The coronavirus pandemic, which has taken the entire world by a storm, is probably the first major global event affecting Gen Z all over.
Gen Z, or Generation Z, includes anyone born between 1996 and 2010. Some of these people have recently gotten their driving licenses, voting rights, and maybe even a job!
Their parents have lived through the economic crash of 2008; they have lived through 9/11 and have seen all global events that have made the geo-political world that it is today. Gen Z’s grandparents, the boomers, have probably lived through the defining times in history, which includes two World Wars and many other battles.
The pandemic caught everyone off guard. People were suddenly told to stay home in lockdown for an indefinite period. It was particularly difficult for this generation who relies heavily on going out of their homes, networking, and just going out there and making life work.
A global health emergency crisis like this one is the first time Gen Z has had to face everything from inconvenience to loss of freedom. Before this, all was well for this class of citizens. They were either about to graduate from college or start working.
Setback for Gen Z
Many people of this age bracket who were about to begin their careers found companies rescind the offers of employment on account of coronavirus. Many were also laid off in the process. The entrepreneur strata of this group were also hit heavily.
But this generation sure knows how to fight.
Perhaps that is what separates Gen Z from many other generations and makes them who they are—strong, powerful, and ready to fight back.
This is why Gen Z needs to take their money matters seriously before it’s too late. It’s now or never.
Some people start investing as soon as they get a job. Wise are those who teach investing habits much before that. Smart investments can help make life later on more comfortable, but can also teach people how to handle their money.
Read on to know to find how you can invest smartly; even small amounts of money can help during a pandemic. Also, investing is the new cool—it’s no longer an ‘old people thing.’
1. Educate Yourself
Follow the adage that ‘learning never stops’ and dive into the world of financial education. Financial literacy is probably the best gift you can give yourself during this pandemic. If you are locked down, all the better, because you will have something constructive to do.
Start educating yourself about your taxes, and the banking system in general. Move onto subjects like trade, equities, mutual funds, insurance policies, and the likes. These will help you invest your money in the right place and bless you with financial literacy—which is gold. Not to mention, you’ll gain some killer money managing skills.

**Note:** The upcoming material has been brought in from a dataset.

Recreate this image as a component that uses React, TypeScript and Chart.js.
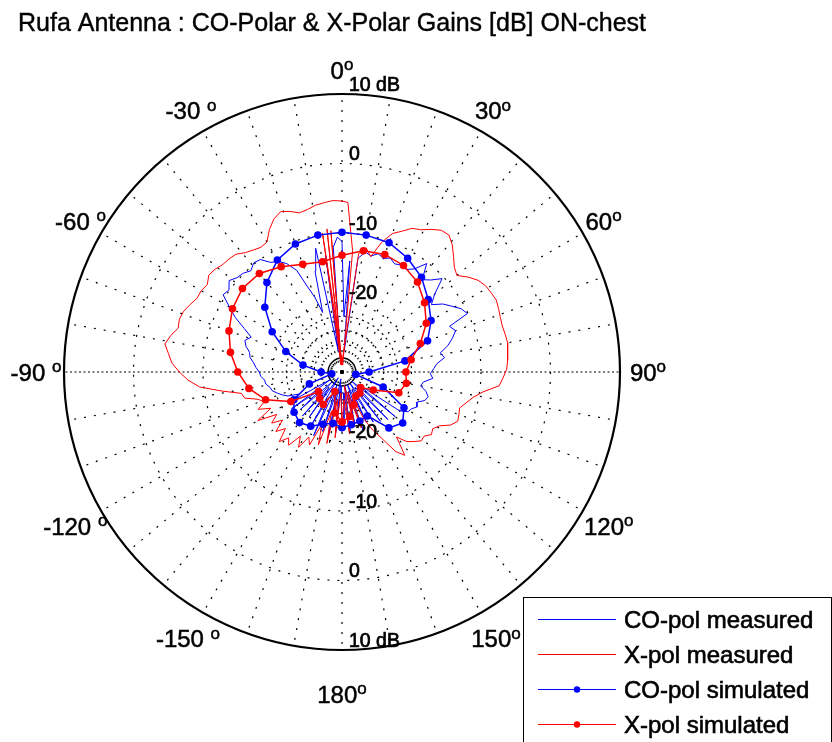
import React, { useEffect, useRef } from "react";
import { Chart, registerables } from "chart.js";
Chart.register(...registerables);

const DB_MIN = -30;
const DB_MAX = 10;
const ringTicks = [10, 0, -10, -20];
const ringTickLabels = ["10 dB", "0", "-10", "-20"];
const innerRingTicks = [-22, -24, -26];
const innerSolidRing = -28;
const spokeStep = 10;
const angleTicks = [0, 30, 60, 90, 120, 150, 180, -150, -120, -90, -60, -30];
const angleTickLabels = ["0", "30", "60", "90", "120", "150", "180", "-150", "-120", "-90", "-60", "-30"];

const titleText = "Rufa Antenna : CO-Polar & X-Polar Gains [dB] ON-chest";
const seriesNames = ["CO-pol measured", "X-pol measured", "CO-pol simulated", "X-pol simulated"];

const simAngles = [-180, -170, -160, -150, -140, -130, -120, -110, -100, -90, -80, -70, -60, -50, -40, -30, -20, -10, 0, 10, 20, 30, 40, 50, 60, 70, 80, 90, 100, 110, 120, 130, 140, 150, 160, 170, 180];
const coSimValues = [-22, -22.5, -22, -21, -20.5, -21, -22, -25, -28.5, -27, -24.3, -21.4, -18.4, -15.5, -13.2, -11.4, -10.4, -10, -9.9, -10, -10.2, -11.1, -12.2, -13.8, -15.2, -16.9, -20.8, -26.1, -28, -23.7, -19.7, -18.6, -19.5, -22.7, -22.5, -22.3, -22];
const xSimValues = [-22.8, -24, -27, -24.6, -25, -25.6, -21.5, -18.3, -16.4, -15.0, -13.7, -12.7, -11.8, -11.3, -11.5, -12.5, -13.5, -13.9, -13.2, -12.3, -12.0, -12.3, -13.1, -14.5, -16.0, -18.0, -19.9, -20.8, -20.6, -21.3, -24.8, -26.5, -26, -26, -25, -23.5, -22.8];

const xMeasAngles = [-180, -177, -174, -171, -168, -165, -162, -159, -156, -153, -150, -147, -144, -141, -138, -135, -132, -129, -126, -123, -120, -117, -114, -111, -108, -105, -102, -99, -96, -93, -90, -87, -84, -81, -78, -75, -72, -69, -66, -63, -60, -57, -54, -51, -48, -45, -42, -39, -36, -33, -30, -27, -24, -21, -18, -15, -12, -9, -6, -3, 0, 2, 5, 6, -8, -7, -6, -5, -4.5, -3.5, 8, 11, 14, 17, 20, 23, 26, 29, 32, 35, 38, 41, 44, 47, 50, 53, 56, 59, 62, 65, 68, 71, 74, 77, 80, 83, 86, 89, 92, 95, 98, 101, 104, 107, 110, 113, 116, 119, 122, 125, 128, 131, 134, 137, 140, 143, 146, 149, 152, 155, 158, 161, 164, 167, 170, 173, 176, 180];
const xMeasValues = [-22, -27, -20.5, -26, -19.5, -24, -19, -22, -18.5, -19.5, -17.5, -19, -17, -17.8, -16.5, -18.5, -17.2, -19, -17.5, -18.8, -16, -18.5, -16.8, -18, -17.3, -15.5, -15.2, -12.5, -9.4, -7.8, -6.6, -5.5, -4.9, -4.2, -4.8, -5.6, -5.4, -5.6, -6.1, -6.6, -6.6, -6.9, -6.3, -6.5, -6.9, -7.0, -7.2, -7.9, -8.3, -8.6, -8.4, -7.0, -5.9, -5.3, -5.7, -6.3, -6.1, -5.7, -5.5, -5.3, -5.4, -5.6, -12.5, -29, -9.8, -29, -9.3, -29, -9.6, -29, -12.8, -11.8, -12.9, -10.5, -8.8, -8.0, -7.0, -6.6, -5.8, -5.1, -5.0, -5.8, -6.9, -7.9, -8.4, -7.3, -6.4, -5.9, -5.7, -5.5, -5.7, -5.9, -6.0, -5.9, -5.8, -6.0, -6.1, -6.3, -6.8, -7.3, -9.5, -10.8, -11.6, -12.3, -12.1, -11.9, -12.6, -14.0, -14.6, -14.3, -15.0, -14.9, -15.6, -16.3, -17.8, -15.0, -16.2, -18.8, -20.5, -22.5, -26, -21.5, -27, -22, -28, -21, -26, -22];

const coMeasAngles = [-180, -177, -174, -171, -168, -165, -162, -159, -156, -153, -150, -147, -144, -141, -138, -135, -132, -129, -126, -123, -120, -117, -114, -111, -108, -105, -102, -99, -96, -93, -90, -87, -84, -81, -78, -75, -72, -69, -66, -63, -60, -57, -54, -51, -48, -45, -42, -39, -36, -33, -30, -27, -24, -22, -20, -18, -15, -12, -10, -8, -6, -4, -2, 0, 2, 4, 6, 8, 11, 14, 17, 20, 23, 26, 29, 32, 35, 38, 41, 44, 47, 50, 53, 56, 59, 62, 65, 67, 70, 73, 76, 79, 82, 85, 88, 91, 94, 97, 100, 103, 106, 109, 112, 115, 118, 121, 124, 127, 130, 133, 136, 139, 142, 145, 148, 151, 154, 157, 160, 163, 166, 169, 172, 175, 178, 180];
const coMeasValues = [-22, -28, -21, -29, -20.5, -27, -21, -28, -20, -26, -21, -29, -22, -27, -21.5, -28, -22, -26, -21, -28, -21.5, -23, -21.5, -20.8, -20.2, -19.6, -19.4, -18.9, -18.8, -18.3, -18.1, -17.6, -17.2, -16.6, -16.4, -15.7, -15.3, -16.0, -14.6, -12.8, -11.3, -9.6, -9.9, -9.1, -9.7, -9.9, -10.4, -9.8, -10.0, -11.2, -11.6, -12.5, -14.0, -16.8, -18.5, -21, -15, -11.8, -27, -13, -28, -12, -10.6, -11.2, -22, -14, -27, -13.5, -12.4, -12.8, -12.2, -12.6, -12.2, -12.7, -12.4, -12.6, -11.9, -10.2, -12.4, -11.6, -10.3, -12.6, -13.9, -12.5, -11.6, -10.6, -10.1, -13.2, -12.6, -13.4, -14.3, -15.6, -15.1, -16.3, -16.8, -17.3, -16.9, -18.2, -18.5, -17.6, -17.1, -17.4, -18.4, -18.1, -18.7, -18.9, -20, -27, -20, -28, -20.5, -27, -21, -28, -21.5, -27, -22, -28, -21, -27, -22.5, -28, -21.5, -27, -22];

const FONT = "'Liberation Sans', Arial, Helvetica, sans-serif";
const BLUE = "#0000ff";
const RED = "#ff0000";

function toPoints(angles: number[], values: number[]) {
  const n = Math.min(angles.length, values.length);
  const pts: { x: number; y: number }[] = [];
  for (let i = 0; i < n; i++) {
    const r = Math.max(0, values[i] - DB_MIN);
    const t = (angles[i] * Math.PI) / 180;
    pts.push({ x: r * Math.sin(t), y: r * Math.cos(t) });
  }
  return pts;
}

function labelRadius(a: number) {
  const m = Math.abs(a);
  if (m === 180) return 322;
  if (m >= 120) return 308;
  if (m === 90) return 306;
  return 302;
}

function heavyText(ctx: CanvasRenderingContext2D, s: string, x: number, y: number, w = 0.45) {
  ctx.fillText(s, x, y);
  ctx.lineWidth = w;
  ctx.strokeStyle = "#000";
  ctx.setLineDash([]);
  ctx.strokeText(s, x, y);
}

const polarPlugin = {
  id: "polarDecor",
  beforeDatasetsDraw(chart: any) {
    const ctx = chart.ctx as CanvasRenderingContext2D;
    const xs = chart.scales.x;
    const ys = chart.scales.y;
    const cx = xs.getPixelForValue(0);
    const cy = ys.getPixelForValue(0);
    const rp = (db: number) => xs.getPixelForValue(db - DB_MIN) - cx;
    const R = rp(DB_MAX);
    ctx.save();
    ctx.strokeStyle = "#000";
    ctx.lineWidth = 1.2;
    for (let a = 0; a < 180; a += spokeStep) {
      const t = (a * Math.PI) / 180;
      ctx.setLineDash(a === 90 ? [2, 2.5] : [2, 8]);
      ctx.beginPath();
      ctx.moveTo(cx, cy);
      ctx.lineTo(cx + R * Math.sin(t), cy - R * Math.cos(t));
      ctx.stroke();
      ctx.beginPath();
      ctx.moveTo(cx, cy);
      ctx.lineTo(cx - R * Math.sin(t), cy + R * Math.cos(t));
      ctx.stroke();
    }
    ctx.setLineDash([2, 8]);
    for (const v of ringTicks) {
      if (v === DB_MAX) continue;
      ctx.beginPath();
      ctx.arc(cx, cy, rp(v), 0, Math.PI * 2);
      ctx.stroke();
    }
    ctx.setLineDash([2, 4]);
    for (const v of innerRingTicks) {
      ctx.beginPath();
      ctx.arc(cx, cy, rp(v), 0, Math.PI * 2);
      ctx.stroke();
    }
    ctx.setLineDash([]);
    ctx.lineWidth = 1.5;
    ctx.beginPath();
    ctx.arc(cx, cy, rp(innerSolidRing), 0, Math.PI * 2);
    ctx.stroke();
    ctx.lineWidth = 2.2;
    ctx.beginPath();
    ctx.arc(cx, cy, R, 0, Math.PI * 2);
    ctx.stroke();
    ctx.restore();
  },
  afterDatasetsDraw(chart: any) {
    const ctx = chart.ctx as CanvasRenderingContext2D;
    const xs = chart.scales.x;
    const ys = chart.scales.y;
    const cx = xs.getPixelForValue(0);
    const cy = ys.getPixelForValue(0);
    const rp = (db: number) => xs.getPixelForValue(db - DB_MIN) - cx;
    ctx.save();
    ctx.fillStyle = "#000";
    ctx.textBaseline = "alphabetic";
    ctx.textAlign = "left";
    const rs = 19.5;
    ctx.font = `${rs}px ${FONT}`;
    ringTicks.forEach((v, i) => {
      const r = rp(v);
      const off = (rs * 0.716) / 2;
      heavyText(ctx, ringTickLabels[i], cx + 7, cy - r - 10 + off, 0.7);
      heavyText(ctx, ringTickLabels[i], cx + 7, cy + r - 10 + off, 0.7);
    });
    const fs = 24;
    const ss = 17;
    angleTicks.forEach((a, i) => {
      const txt = angleTickLabels[i];
      const neg = a < 0;
      ctx.font = `${fs}px ${FONT}`;
      const w1 = ctx.measureText(txt).width;
      const gap = neg ? ctx.measureText(" ").width : 0;
      ctx.font = `${ss}px ${FONT}`;
      const w2 = ctx.measureText("o").width;
      const total = w1 + gap + w2;
      const rr = labelRadius(a);
      const t = (a * Math.PI) / 180;
      const lx = cx + rr * Math.sin(t) - total / 2;
      const ly = cy - rr * Math.cos(t);
      const cap = fs * 0.716;
      const base = ly + cap / 2;
      ctx.font = `${fs}px ${FONT}`;
      heavyText(ctx, txt, lx, base, 0.5);
      ctx.font = `${ss}px ${FONT}`;
      heavyText(ctx, "o", lx + w1 + gap, base - cap + ss * 0.52, 0.5);
    });
    ctx.restore();
  },
  afterDraw(chart: any) {
    const ctx = chart.ctx as CanvasRenderingContext2D;
    ctx.save();
    ctx.fillStyle = "#000";
    ctx.textBaseline = "alphabetic";
    ctx.textAlign = "left";
    ctx.font = `25px ${FONT}`;
    heavyText(ctx, titleText, 18, 31, 0.4);
    const lx = 523.5, ly = 597.5;
    ctx.fillStyle = "#fff";
    ctx.fillRect(lx, ly, 308, 160);
    ctx.strokeStyle = "#000";
    ctx.lineWidth = 1;
    ctx.strokeRect(lx, ly, 308, 160);
    const colors = [BLUE, RED, BLUE, RED];
    const markers = [false, false, true, true];
    seriesNames.forEach((name, i) => {
      const y = 619 + i * 35;
      ctx.strokeStyle = colors[i];
      ctx.lineWidth = 1;
      ctx.setLineDash([]);
      ctx.beginPath();
      ctx.moveTo(538, y + 0.5);
      ctx.lineTo(616, y + 0.5);
      ctx.stroke();
      if (markers[i]) {
        ctx.fillStyle = colors[i];
        ctx.beginPath();
        ctx.arc(577, y + 0.5, 3.2, 0, Math.PI * 2);
        ctx.fill();
      }
      ctx.fillStyle = "#000";
      ctx.font = `24px ${FONT}`;
      heavyText(ctx, name, 624, y + 8.6, 0.6);
    });
    ctx.restore();
  },
};

export default function App() {
  const ref = useRef<HTMLCanvasElement | null>(null);
  useEffect(() => {
    if (!ref.current) return;
    const chart = new Chart(ref.current, {
      type: "scatter",
      data: {
        datasets: [
          {
            label: seriesNames[0],
            data: toPoints(coMeasAngles, coMeasValues),
            showLine: true,
            borderColor: BLUE,
            borderWidth: 1,
            pointRadius: 0,
            order: 4,
          },
          {
            label: seriesNames[1],
            data: toPoints(xMeasAngles, xMeasValues),
            showLine: true,
            borderColor: RED,
            borderWidth: 1,
            pointRadius: 0,
            order: 3,
          },
          {
            label: seriesNames[2],
            data: toPoints(simAngles, coSimValues),
            showLine: true,
            borderColor: BLUE,
            borderWidth: 1.5,
            pointRadius: 3.8,
            pointBackgroundColor: BLUE,
            pointBorderWidth: 0,
            order: 2,
          },
          {
            label: seriesNames[3],
            data: toPoints(simAngles, xSimValues),
            showLine: true,
            borderColor: RED,
            borderWidth: 1.5,
            pointRadius: 3.8,
            pointBackgroundColor: RED,
            pointBorderWidth: 0,
            order: 1,
          },
        ] as any,
      },
      options: {
        animation: false,
        responsive: false,
        devicePixelRatio: 1,
        events: [],
        layout: { padding: { left: 64, top: 94, right: 212, bottom: 92 } },
        scales: {
          x: { type: "linear", min: -40, max: 40, display: false },
          y: { type: "linear", min: -40, max: 40, display: false },
        },
        plugins: {
          legend: { display: false },
          tooltip: { enabled: false },
          title: { display: false },
        },
      } as any,
      plugins: [polarPlugin],
    });
    return () => chart.destroy();
  }, []);
  return (
    <div style={{ position: "absolute", left: 0, top: 0, width: 832, height: 742, background: "#fff" }}>
      <canvas ref={ref} width={832} height={742} style={{ display: "block" }} />
    </div>
  );
}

2. Take Conservative Routes With Your Finances
Generation Z has probably learned one thing from their parents: to put their money in conservative investments. Conservative investments like cash investments, savings accounts, bonds, and mutual funds are low risk and have a high return potential. If you are a novice to investing, conservative finances are the way to go to make sure that your money remains safe while it grows.
In a situation such as the current situation, it is better to clutch your money and keep it with you for emergency purposes. Conservative investments allow you to do so while giving you good returns at the same time.
3. Invest in Stocks
If you’ve been working for some time and have some money stashed away, use it now. Start small, nothing big. The market is volatile right now, just like how it was during the crash of 2008. Some people who invested during that time made millions in some time. While the market is still recovering, now may be the best time to jump into it.
Remember to educate yourself about the market before venturing into it. Also, it is advisable to take a specialist’s help while investing in stocks.
4. Believe in the Power of SIPs
When people say that SIPs worked for them, believe them—it’s true.
Systematic Investment Plans are specially crafted for the people of the 21st century and rightly so! It’s a no-brainer that the money you save should be invested correctly to give you high returns. A SIP enables this. You can choose whatever amount you want to spend at a particular time—there is no fixed amount of time for it.
When you invest in SIPs, you buy mutual funds at different Net Asset Value (NAV). In the next run, the dollar average gives you a higher return. SIPs are termed ‘wealth-builders’ for the very same reason.
Gen Z should be encouraged to invest in SIPs regularly, and a disciplined investment habit will eventually be formed. While it may not be the best of the times right now, it is advised that you regularly invest in SIPs, no matter how small the investment.
5. Set Up a Retirement Fund
If you are in your 20s and you are reading this—no, you are not old. It is a myth that there is a “right time” to start a retirement fund. A myth like this also sheds light on the poor financial knowledge that this generation has.
Setting up a retirement fund has nothing to do with age. Let’s agree on one thing—life is not going to get easier as you grow older. So it’s better to put money away in a fund for a happy, senile life. And given the unprecedented and uncertain times that we live in, a retirement fund will only make your problems more manageable.
The coronavirus pandemic may have taken a toll on everyone’s financial planning; keeping your investments steady is the sanest thing. It may not seem easy right now but will pay off in the years to come, especially if you opt to insure your health one way or the other. While Generation Z might be one of the worst affected during this pandemic due to their uncertainty in their career growth, safe and sound investments can guarantee a prosperous future.